[GOAL]: Begin with the first line of the material and write out each line exactly, ending with the line that contains "from matplotlib.legend_handler import". Pictures are not part of the copy.

--- COLLECTED MATERIAL ---

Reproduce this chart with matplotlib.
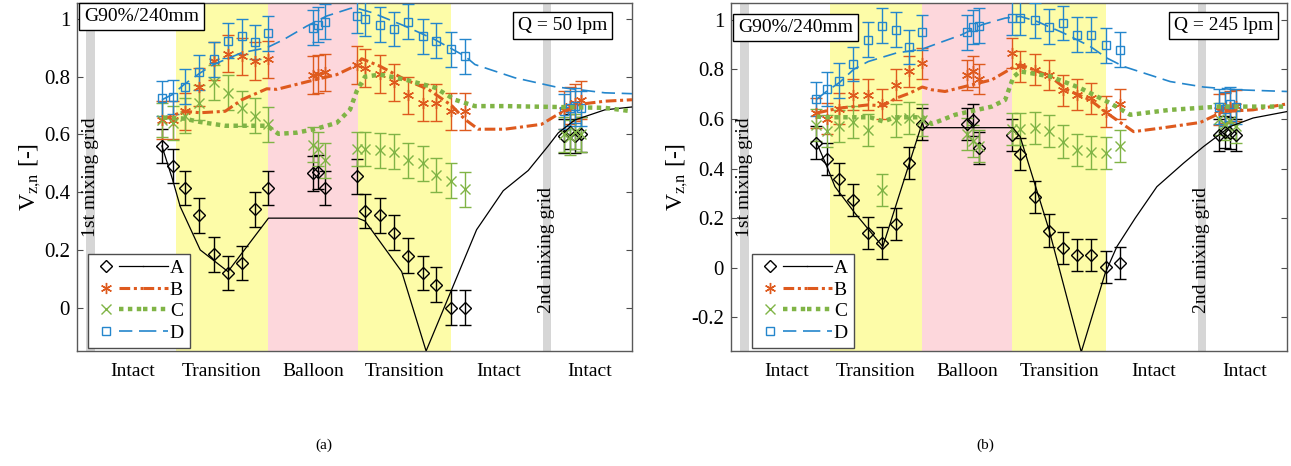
import matplotlib
matplotlib.use('Agg')
import matplotlib.pyplot as plt
import matplotlib.transforms as mtransforms
from matplotlib.lines import Line2D
from matplotlib.legend_handler import HandlerTuple

plt.rcParams['font.family'] = ['Liberation Serif', 'DejaVu Serif']
plt.rcParams['mathtext.fontset'] = 'stix'

# axial positions of measurement points (arbitrary units along the tube, 0..100)
x_pts = [15.3, 17.3, 19.4, 22.0, 24.6, 27.2, 29.7, 32.1, 34.4,
         42.5, 43.5, 44.6,
         50.5, 51.9, 54.6, 57.2, 59.7, 62.3, 64.7, 67.4, 69.9,
         87.8, 88.8, 89.8, 90.9]

# ---- panel (a): Q = 50 lpm ----
A_a = [0.56, 0.49, 0.415, 0.32, 0.185, 0.12, 0.155, 0.34, 0.415,
       0.465, 0.47, 0.415,
       0.455, 0.335, 0.32, 0.26, 0.18, 0.12, 0.08, 0.0, 0.0,
       0.595, 0.61, 0.595, 0.60]
B_a = [0.65, 0.65, 0.68, 0.765, 0.855, 0.88, 0.87, 0.855, 0.86,
       0.805, 0.81, 0.815,
       0.84, 0.83, 0.81, 0.78, 0.735, 0.71, 0.71, 0.68, 0.68,
       0.685, 0.70, 0.71, 0.72]
C_a = [0.65, 0.64, 0.665, 0.71, 0.78, 0.745, 0.69, 0.665, 0.635,
       0.565, 0.55, 0.51,
       0.55, 0.55, 0.545, 0.54, 0.51, 0.50, 0.46, 0.44, 0.41,
       0.60, 0.59, 0.61, 0.60]
D_a = [0.725, 0.73, 0.765, 0.815, 0.86, 0.925, 0.94, 0.92, 0.95,
       0.97, 0.98, 0.99,
       1.01, 1.0, 0.98, 0.965, 0.99, 0.94, 0.925, 0.895, 0.87,
       0.68, 0.69, 0.70, 0.69]
err_a = {'A': 0.06, 'B': 0.065, 'C': 0.06, 'D': 0.06}

# model curves (a)
lineA_ax = [15.3, 17.2, 18.6, 22.2, 27.2, 34.5, 50.6, 51.9, 58.5, 62.9, 72.0, 76.8, 81.3, 84.9, 86.7, 89.7, 95.1, 100]
lineA_ay = [0.56, 0.445, 0.35, 0.20, 0.125, 0.31, 0.31, 0.30, 0.125, -0.15, 0.27, 0.405, 0.475, 0.56, 0.605, 0.65, 0.685, 0.695]
lineB_ax = [15.3, 17.2, 19.3, 22.2, 26.7, 29.7, 34.2, 36.0, 42.0, 46.8, 50.4, 51.3, 54.6, 59.1, 63.3, 67.5, 69.9, 72.3, 77.1, 83.7, 86.7, 90.9, 95.1, 100]
lineB_ay = [0.65, 0.665, 0.68, 0.675, 0.68, 0.72, 0.758, 0.756, 0.785, 0.807, 0.84, 0.862, 0.836, 0.79, 0.756, 0.70, 0.652, 0.618, 0.618, 0.635, 0.67, 0.705, 0.715, 0.72]
lineC_ax = [15.5, 19.2, 22.2, 26.7, 34.2, 36.3, 39.6, 43.2, 46.8, 49.2, 50.4, 51.9, 54.6, 59.1, 64.5, 68.1, 71.7, 77.1, 95.1, 100]
lineC_ay = [0.658, 0.655, 0.643, 0.63, 0.63, 0.602, 0.606, 0.62, 0.64, 0.686, 0.75, 0.80, 0.807, 0.79, 0.762, 0.72, 0.698, 0.698, 0.692, 0.68]
lineD_ax = [15.3, 17.2, 19.3, 22.2, 24.6, 29.7, 34.2, 37.2, 41.4, 45.0, 49.2, 50.1, 53.1, 59.1, 64.5, 69.9, 71.7, 78.9, 86.1, 95.1, 100]
lineD_ay = [0.72, 0.738, 0.773, 0.813, 0.842, 0.883, 0.90, 0.928, 0.975, 1.01, 1.036, 1.039, 1.022, 0.975, 0.928, 0.871, 0.842, 0.796, 0.765, 0.744, 0.741]

# ---- panel (b): Q = 245 lpm ----
A_b = [0.505, 0.438, 0.358, 0.274, 0.139, 0.101, 0.177, 0.424, 0.581,
       0.581, 0.597, 0.482,
       0.536, 0.459, 0.285, 0.150, 0.079, 0.052, 0.052, 0.002, 0.018,
       0.536, 0.549, 0.543, 0.536]
B_b = [0.624, 0.601, 0.642, 0.698, 0.698, 0.661, 0.738, 0.792, 0.824,
       0.778, 0.792, 0.761,
       0.866, 0.812, 0.799, 0.778, 0.715, 0.698, 0.684, 0.630, 0.661,
       0.637, 0.644, 0.650, 0.653]
C_b = [0.577, 0.551, 0.572, 0.588, 0.556, 0.315, 0.594, 0.604, 0.595,
       0.54, 0.51, 0.49,
       0.56, 0.56, 0.563, 0.552, 0.509, 0.476, 0.465, 0.462, 0.492,
       0.60, 0.58, 0.59, 0.57]
D_b = [0.681, 0.721, 0.754, 0.822, 0.920, 0.976, 0.960, 0.890, 0.949,
       0.949, 0.971, 0.976,
       1.007, 1.007, 0.998, 0.973, 0.987, 0.940, 0.940, 0.897, 0.879,
       0.65, 0.64, 0.66, 0.65]
err_b = {'A': 0.065, 'B': 0.062, 'C': 0.065, 'D': 0.07}

lineA_bx = [15.4, 17.4, 18.7, 22.3, 27.3, 34.4, 34.7, 50.7, 52.0, 57.2, 63.0, 67.3, 69.4, 72.7, 76.6, 81.4, 85.0, 89.8, 93.9, 100]
lineA_by = [0.505, 0.40, 0.327, 0.22, 0.085, 0.585, 0.565, 0.565, 0.529, 0.153, -0.34, -0.022, 0.085, 0.20, 0.327, 0.422, 0.489, 0.570, 0.604, 0.630]
lineB_bx = [15.4, 17.4, 19.5, 24.7, 27.3, 29.7, 32.1, 34.4, 36.1, 38.5, 43.3, 46.9, 50.5, 52.0, 54.4, 57.4, 60.4, 64.6, 67.6, 72.4, 77.2, 84.4, 88.5, 93.9, 100]
lineB_by = [0.624, 0.634, 0.644, 0.657, 0.653, 0.684, 0.704, 0.729, 0.718, 0.711, 0.738, 0.758, 0.805, 0.819, 0.799, 0.772, 0.718, 0.677, 0.624, 0.549, 0.563, 0.586, 0.630, 0.637, 0.661]
lineC_bx = [15.4, 16.6, 25.0, 27.4, 29.5, 34.5, 36.1, 40.3, 46.9, 49.3, 50.8, 52.0, 57.4, 62.8, 68.2, 71.8, 79.0, 87.9, 100]
lineC_by = [0.61, 0.607, 0.607, 0.59, 0.607, 0.607, 0.58, 0.617, 0.650, 0.677, 0.77, 0.792, 0.772, 0.725, 0.664, 0.617, 0.637, 0.650, 0.650]
lineD_bx = [15.4, 17.4, 19.5, 22.1, 24.7, 29.7, 34.4, 37.3, 41.5, 45.1, 49.3, 52.0, 55.0, 59.8, 64.6, 67.6, 70.6, 79.0, 85.0, 91.0, 100]
lineD_by = [0.680, 0.715, 0.747, 0.801, 0.832, 0.866, 0.882, 0.906, 0.940, 0.980, 1.007, 1.014, 0.994, 0.947, 0.893, 0.846, 0.812, 0.751, 0.729, 0.718, 0.711]

# flow regions along the tube
yellow_spans = [(17.8, 34.4), (50.6, 67.4)]
pink_spans = [(34.4, 50.6)]
grid_spans = [(1.6, 3.2), (84.0, 85.4)]
region_names = ['Intact', 'Transition', 'Balloon', 'Transition', 'Intact', 'Intact']
region_centers = [10.0, 26.0, 42.5, 59.0, 76.0, 92.3]

colors = {'A': 'black', 'B': '#DE5A1E', 'C': '#80B446', 'D': '#2486CC'}
markers = {'A': 'D', 'B': (6, 2, 0), 'C': 'x', 'D': 's'}
msizes = {'A': 6, 'B': 8, 'C': 7, 'D': 5.5}
lstyles = {'A': '-', 'B': (0, (3.5, 1.2, 1, 1.2)), 'C': (0, (1, 1)), 'D': (0, (8, 4))}
lwidths = {'A': 0.9, 'B': 2.2, 'C': 3.2, 'D': 1.2}


def panel(ax, pts, errs, lines, ylim, yticks, q_text, q_right, leg_x, title_top):
    for a, b in yellow_spans:
        ax.axvspan(a, b, color='#fdfca8', lw=0, zorder=0)
    for a, b in pink_spans:
        ax.axvspan(a, b, color='#fdd7dc', lw=0, zorder=0)
    for a, b in grid_spans:
        ax.axvspan(a, b, color='#d6d6d6', lw=0, zorder=0.5)

    for k in 'ABCD':
        ax.errorbar(x_pts, pts[k], yerr=errs[k], ls='none', marker=markers[k],
                    ms=msizes[k], mfc='none', mec=colors[k], mew=1.0,
                    ecolor=colors[k], elinewidth=1.0, capsize=4, capthick=1.0, zorder=3)
    for k in 'ABCD':
        lx, ly = lines[k]
        ax.plot(lx, ly, color=colors[k], ls=lstyles[k], lw=lwidths[k], zorder=4)

    ax.set_xlim(0, 100)
    ax.set_ylim(*ylim)
    ax.set_yticks(yticks)
    ax.set_yticklabels([f'{t:g}' for t in yticks])
    ax.set_xticks(region_centers)
    ax.set_xticklabels(region_names)
    ax.tick_params(axis='x', length=0, pad=9, labelsize=14)
    ax.tick_params(axis='y', direction='in', right=True, length=4, labelsize=15,
                   color='0.3', pad=5)
    for s in ax.spines.values():
        s.set_color('0.35')
        s.set_linewidth(1.0)
    ax.set_ylabel(r'V$_{\mathrm{z{,}n}}$ [-]', fontsize=17, labelpad=1)

    tr = mtransforms.blended_transform_factory(ax.transData, ax.transAxes)
    ax.text(2.4, 0.5, '1st mixing grid', rotation=90, ha='center', va='center',
            fontsize=14, transform=tr, zorder=2)
    ax.text(84.6, 0.29, '2nd mixing grid', rotation=90, ha='center', va='center',
            fontsize=14, transform=tr, zorder=2)

    box = dict(boxstyle='square,pad=0.25', fc='white', ec='black', lw=1.0)
    ax.text(0.013, title_top, 'G90%/240mm', transform=ax.transAxes, ha='left', va='top',
            fontsize=14, bbox=box, zorder=6)
    ax.text(q_right, 0.96, q_text,
            transform=ax.transAxes, ha='right', va='top', fontsize=14, bbox=box, zorder=6)

    handles = []
    for k in 'ABCD':
        m = Line2D([], [], ls='none', marker=markers[k], ms=msizes[k], mfc='none',
                   mec=colors[k], mew=1.0)
        l = Line2D([], [], color=colors[k], ls=lstyles[k], lw=lwidths[k])
        handles.append((m, l, l))
    leg = ax.legend(handles, ['A', 'B', 'C', 'D'],
                    handler_map={tuple: HandlerTuple(ndivide=None, pad=0)},
                    loc='lower left', bbox_to_anchor=(leg_x, 0.01), borderaxespad=0,
                    handlelength=3.8, handletextpad=0.1, labelspacing=0.2,
                    borderpad=0.3, fontsize=14, fancybox=False, framealpha=1,
                    edgecolor='0.3')
    leg.get_frame().set_linewidth(1.0)
    leg.set_zorder(7)


fig = plt.figure(figsize=(12.91, 4.66), dpi=100)
ax1 = fig.add_axes([77 / 1291, 115 / 466, 555 / 1291, 348 / 466])
ax2 = fig.add_axes([731 / 1291, 115 / 466, 556 / 1291, 348 / 466])

panel(ax1, {'A': A_a, 'B': B_a, 'C': C_a, 'D': D_a}, err_a,
      {'A': (lineA_ax, lineA_ay), 'B': (lineB_ax, lineB_ay),
       'C': (lineC_ax, lineC_ay), 'D': (lineD_ax, lineD_ay)},
      (-0.15, 1.055), [0, 0.2, 0.4, 0.6, 0.8, 1], 'Q = 50 lpm', 0.955, 0.02, 0.985)
panel(ax2, {'A': A_b, 'B': B_b, 'C': C_b, 'D': D_b}, err_b,
      {'A': (lineA_bx, lineA_by), 'B': (lineB_bx, lineB_by),
       'C': (lineC_bx, lineC_by), 'D': (lineD_bx, lineD_by)},
      (-0.336, 1.068), [-0.2, 0, 0.2, 0.4, 0.6, 0.8, 1], 'Q = 245 lpm', 0.975, 0.038, 0.955)

fig.text(324 / 1291, 1 - 445 / 466, '(a)', ha='center', va='center', fontsize=11)
fig.text(985 / 1291, 1 - 445 / 466, '(b)', ha='center', va='center', fontsize=11)

fig.savefig('out.png', dpi=100)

---

[EXERCISE RESPONSE]:
Reproduce this chart with matplotlib.
import matplotlib
matplotlib.use('Agg')
import matplotlib.pyplot as plt
import matplotlib.transforms as mtransforms
from matplotlib.lines import Line2D
from matplotlib.legend_handler import HandlerTuple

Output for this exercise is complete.